Alex Terentiew of BMO Capital Markets downgraded Nevsun to “market perform” and cut his target price from $4 per share to $3.25.

“Management reduced Bisha’s mine life based on the decision to no longer consider mining the larger, phase-nine open pit, primarily due to increased operational risk associated with increased capital spending, reduced recoveries and the operational complexity of nearly doubling the ore and waste movement to meet feed and stripping requirements,” he says in a research note.

“Management, it seems, may be taking a more conservative approach. Given the elevated risks and significant capex spending that would have been required for the previously considered open-pit expansion, it seems management is taking a more disciplined, risk-focused approach to ensure that the Timok project, its priority, is being executed appropriately.”

Haywood Securities’ Pierre Vaillancourt kept his “hold” rating on the stock, and noted that Timok, one of the highest-grade, copper-gold development projects in the world, is a major part of the company’s future, and would “add 280 million lb. in annual copper production within five years and bring more of the company’s focus to Serbia.”

He also pointed to political risk and human rights abuses in Eritrea.

“We rate Eritrea as one of the most sociopolitically sensitive countries in the world for a mining company to operate in: the country is a one-party state in which national legislative elections have been repeatedly postponed, according to Human Rights Watch, and the Eritrean government’s human rights record is considered among the worst in the world.”

Vaillancourt pointed to a June 2016 report by the United Nations Human Rights Council that “accused Eritrea’s government of extrajudicial executions, torture, indefinitely prolonged national service and forced labour, and indicated that incidents of sexual harassment, rape and sexual servitude by state officials are also widespread.”
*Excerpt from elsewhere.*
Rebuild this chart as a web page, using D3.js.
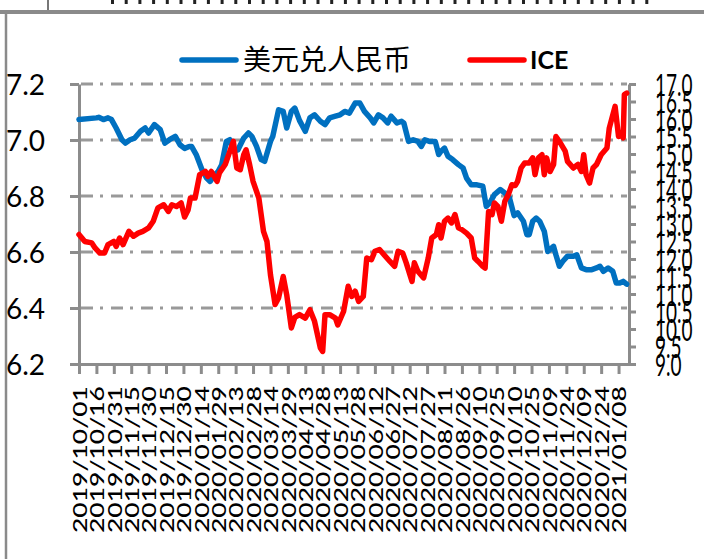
<!DOCTYPE html>
<meta charset="utf-8">
<script src="https://d3js.org/d3.v7.min.js"></script>
<style>
body { margin: 0; background: #fff; }
svg { display: block; }
.axis path, .axis line { stroke: #8c8c8c; stroke-width: 3px; }
.axis text { fill: #000; font-family: Lato, "Liberation Sans", sans-serif; }
.grid line { stroke: #999; stroke-width: 3px; stroke-dasharray: 12 7 3 8; }
</style>
<body></body>
<script>

// days after 2019-10-01 and USD/CNY rate (left axis)
var usdDay = [0,15,17,21,25,28,32,37,40,44,48,53,57,60,65,70,74,78,83,87,91,95,97,101,106,110,113,117,120,123,127,130,133,137,142,146,149,153,157,160,165,167,172,176,179,183,186,190,195,199,203,208,212,216,221,225,229,233,238,242,246,251,254,258,262,266,269,274,278,280,284,288,292,295,298,302,307,310,312,315,318,322,327,331,334,338,343,348,351,354,358,363,367,371,375,378,383,386,388,391,394,397,401,404,409,411,414,417,421,426,429,433,437,442,446,449,452,456,460,463,466,469,472];
var usdRate = [7.073,7.079,7.081,7.073,7.079,7.073,7.043,7.001,6.989,7.001,7.007,7.031,7.043,7.025,7.055,7.037,6.989,7.001,7.013,6.983,6.970,6.977,6.977,6.948,6.894,6.864,6.852,6.876,6.888,6.912,6.995,7.001,6.960,6.965,7.007,7.025,7.013,6.977,6.930,6.924,6.995,7.013,7.108,7.102,7.043,7.102,7.114,7.070,7.031,7.079,7.090,7.067,7.055,7.079,7.085,7.090,7.102,7.096,7.132,7.132,7.102,7.079,7.061,7.090,7.079,7.061,7.085,7.061,7.067,7.060,6.995,7.001,6.995,6.977,7.001,6.995,6.995,6.948,6.960,6.971,6.942,6.930,6.912,6.900,6.864,6.840,6.840,6.835,6.763,6.775,6.805,6.823,6.811,6.793,6.730,6.740,6.710,6.662,6.662,6.710,6.721,6.710,6.674,6.602,6.620,6.590,6.549,6.567,6.585,6.585,6.590,6.543,6.537,6.537,6.543,6.549,6.531,6.543,6.531,6.489,6.489,6.495,6.485];

// days after 2019-10-01 and ICE price (right axis)
var iceDay = [0,5,11,14,18,22,25,30,32,35,38,43,47,51,55,60,64,68,73,77,80,84,88,91,94,96,100,104,109,111,114,119,121,126,129,133,136,139,142,144,147,150,155,159,162,165,169,172,176,179,183,186,190,195,199,203,208,210,212,216,221,223,228,232,235,238,241,245,248,252,255,259,264,268,272,275,279,282,287,289,292,297,301,304,308,310,312,315,318,321,324,327,330,334,338,341,344,348,350,353,356,358,361,364,367,370,373,376,378,381,384,388,391,393,396,399,401,403,406,409,411,414,419,421,426,430,433,435,437,440,443,446,450,455,457,462,465,467,469,470,472];
var icePrice = [12.70,12.50,12.46,12.31,12.17,12.17,12.41,12.50,12.36,12.60,12.41,12.79,12.65,12.74,12.79,12.89,13.08,13.46,13.55,13.36,13.55,13.50,13.60,13.20,13.40,13.74,13.74,14.41,14.50,14.36,14.50,14.22,14.46,14.70,14.98,15.36,14.60,14.55,14.98,15.12,14.70,14.22,13.74,12.79,12.50,11.55,10.70,10.89,11.50,10.98,10.03,10.33,10.41,10.31,10.55,10.22,9.46,9.36,10.41,10.41,10.31,10.12,10.50,11.22,10.93,11.08,10.79,10.93,12.03,11.98,12.22,12.27,12.08,11.93,11.79,12.22,12.17,11.89,11.36,11.89,11.65,11.46,12.03,12.60,12.70,12.98,12.60,13.08,13.17,13.03,13.27,12.89,12.84,12.74,12.60,12.03,11.93,11.79,11.74,13.36,13.27,13.60,13.50,13.08,13.65,13.84,14.12,14.10,14.22,14.60,14.74,14.74,14.89,14.41,14.89,14.98,14.41,14.89,14.50,14.70,15.50,15.36,15.08,14.79,14.60,14.70,14.50,14.98,14.41,14.17,14.60,14.70,14.98,15.17,15.74,16.36,15.50,15.55,15.46,16.70,16.74];

var xLabels = ['2019/10/01','2019/10/16','2019/10/31','2019/11/15','2019/11/30','2019/12/15','2019/12/30',
  '2020/01/14','2020/01/29','2020/02/13','2020/02/28','2020/03/14','2020/03/29','2020/04/13','2020/04/28',
  '2020/05/13','2020/05/28','2020/06/12','2020/06/27','2020/07/12','2020/07/27','2020/08/11','2020/08/26',
  '2020/09/10','2020/09/25','2020/10/10','2020/10/25','2020/11/09','2020/11/24','2020/12/09','2020/12/24','2021/01/08'];
var leftTicks = [6.2, 6.4, 6.6, 6.8, 7.0, 7.2];
var rightTicks = d3.range(9, 17.01, 0.5);
var seriesNames = ['美元兑人民币', 'ICE'];

var parseDate = d3.utcParse('%Y/%m/%d');
var start = Date.UTC(2019, 9, 1);
function dayDate(n) { return new Date(start + n * 864e5); }

var svg = d3.select('body').append('svg').attr('width', 704).attr('height', 559);

// frame bits at top / left
svg.append('g').selectAll('rect')
  .data(d3.range(40)).enter().append('rect')
  .attr('x', function(i) { return 111 + i * 13.7; }).attr('y', 0)
  .attr('width', 3).attr('height', 4).attr('fill', '#222');
svg.append('line').attr('x1', 48).attr('x2', 48).attr('y1', 0).attr('y2', 12)
  .attr('stroke', '#777').attr('stroke-width', 2);
svg.append('line').attr('x1', 0).attr('x2', 704).attr('y1', 12).attr('y2', 12)
  .attr('stroke', '#8a8a8a').attr('stroke-width', 4);
svg.append('line').attr('x1', 6).attr('x2', 6).attr('y1', 12).attr('y2', 559)
  .attr('stroke', '#8a8a8a').attr('stroke-width', 2.5);

var x = d3.scaleUtc().domain([dayDate(0), dayDate(474)]).range([79, 629]);
var yL = d3.scaleLinear().domain([6.2, 7.2]).range([364, 84]);
var yR = d3.scaleLinear().domain([9, 17]).range([364, 84]);

// gridlines
svg.append('g').attr('class', 'grid').selectAll('line')
  .data(leftTicks.slice(1)).enter().append('line')
  .attr('x1', 81).attr('x2', 627)
  .attr('y1', function(d) { return yL(d); }).attr('y2', function(d) { return yL(d); });

// left axis
var leftAxis = svg.append('g').attr('class', 'axis').attr('transform', 'translate(79,0)')
  .call(d3.axisLeft(yL).tickValues(leftTicks).tickSize(9).tickSizeOuter(0).tickPadding(25)
    .tickFormat(d3.format('.1f')));
leftAxis.selectAll('text').attr('font-size', 28).attr('dy', '0.36em');

// right axis
var rightAxis = svg.append('g').attr('class', 'axis').attr('transform', 'translate(629,0)')
  .call(d3.axisRight(yR).tickValues(rightTicks).tickSize(7).tickSizeOuter(0)
    .tickFormat(d3.format('.1f')));
rightAxis.selectAll('text')
  .attr('font-size', 19).attr('x', 26).attr('dy', '0.36em')
  .attr('transform', 'scale(1,1.62)');

// bottom axis
var bottomAxis = svg.append('g').attr('class', 'axis').attr('transform', 'translate(0,364)')
  .call(d3.axisBottom(x).tickValues(xLabels.map(parseDate)).tickSize(10).tickSizeOuter(0)
    .tickFormat(d3.utcFormat('%Y/%m/%d')));
bottomAxis.selectAll('text')
  .attr('font-size', 19).attr('font-weight', 500)
  .attr('transform', 'rotate(-90)')
  .attr('text-anchor', 'end')
  .attr('x', -22).attr('y', 0).attr('dy', '0.38em')
  .attr('textLength', 147).attr('lengthAdjust', 'spacingAndGlyphs');

// series
var usd = usdDay.map(function(d, i) { return { date: dayDate(d), v: usdRate[i] }; });
var ice = iceDay.map(function(d, i) { return { date: dayDate(d), v: icePrice[i] }; });

svg.append('path').datum(usd)
  .attr('fill', 'none').attr('stroke', '#0070C0').attr('stroke-width', 5.5)
  .attr('stroke-linejoin', 'round').attr('stroke-linecap', 'round')
  .attr('d', d3.line().x(function(d) { return x(d.date); }).y(function(d) { return yL(d.v); }));

svg.append('path').datum(ice)
  .attr('fill', 'none').attr('stroke', '#FF0000').attr('stroke-width', 5.5)
  .attr('stroke-linejoin', 'round').attr('stroke-linecap', 'round')
  .attr('d', d3.line().x(function(d) { return x(d.date); }).y(function(d) { return yR(d.v); }));

// legend
var legend = svg.append('g');
legend.append('line').attr('x1', 182).attr('x2', 236).attr('y1', 60).attr('y2', 60)
  .attr('stroke', '#0070C0').attr('stroke-width', 5.5).attr('stroke-linecap', 'round');
legend.append('text').attr('x', 243).attr('y', 70)
  .attr('font-family', '"Noto Sans CJK SC", sans-serif').attr('font-size', 28)
  .text(seriesNames[0]);
legend.append('line').attr('x1', 470).attr('x2', 524).attr('y1', 60).attr('y2', 60)
  .attr('stroke', '#FF0000').attr('stroke-width', 5.5).attr('stroke-linecap', 'round');
legend.append('text').attr('x', 530).attr('y', 69)
  .attr('font-family', 'Lato, sans-serif').attr('font-weight', 'bold').attr('font-size', 25)
  .text(seriesNames[1]);

</script>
The mining analyst noted that although Eritrea’s conflict with neighbouring Ethiopia “appears to have subsided since the border war ended in 2011, tensions remain high, and the potential for renewed aggression remains.”

Vaillancourt added that “many investors have avoided Nevsun and will not invest in the stock for ethical reasons.”

After news on Aug. 9 of Nevsun’s quarterly results, the cut to Bisha’s mine life and the delay to the Timok PFS, the company’s shares slipped 3% to $3.29, followed by a 16.41% — or 54¢ drop — to $2.75 per share, after the conference call.

At press time, Nevsun’s shares traded at $2.67, within a 52-week range that touched a $4.63 high on Jan. 13, 2017, and a 52-week low of $2.49 on Aug. 10, 2017.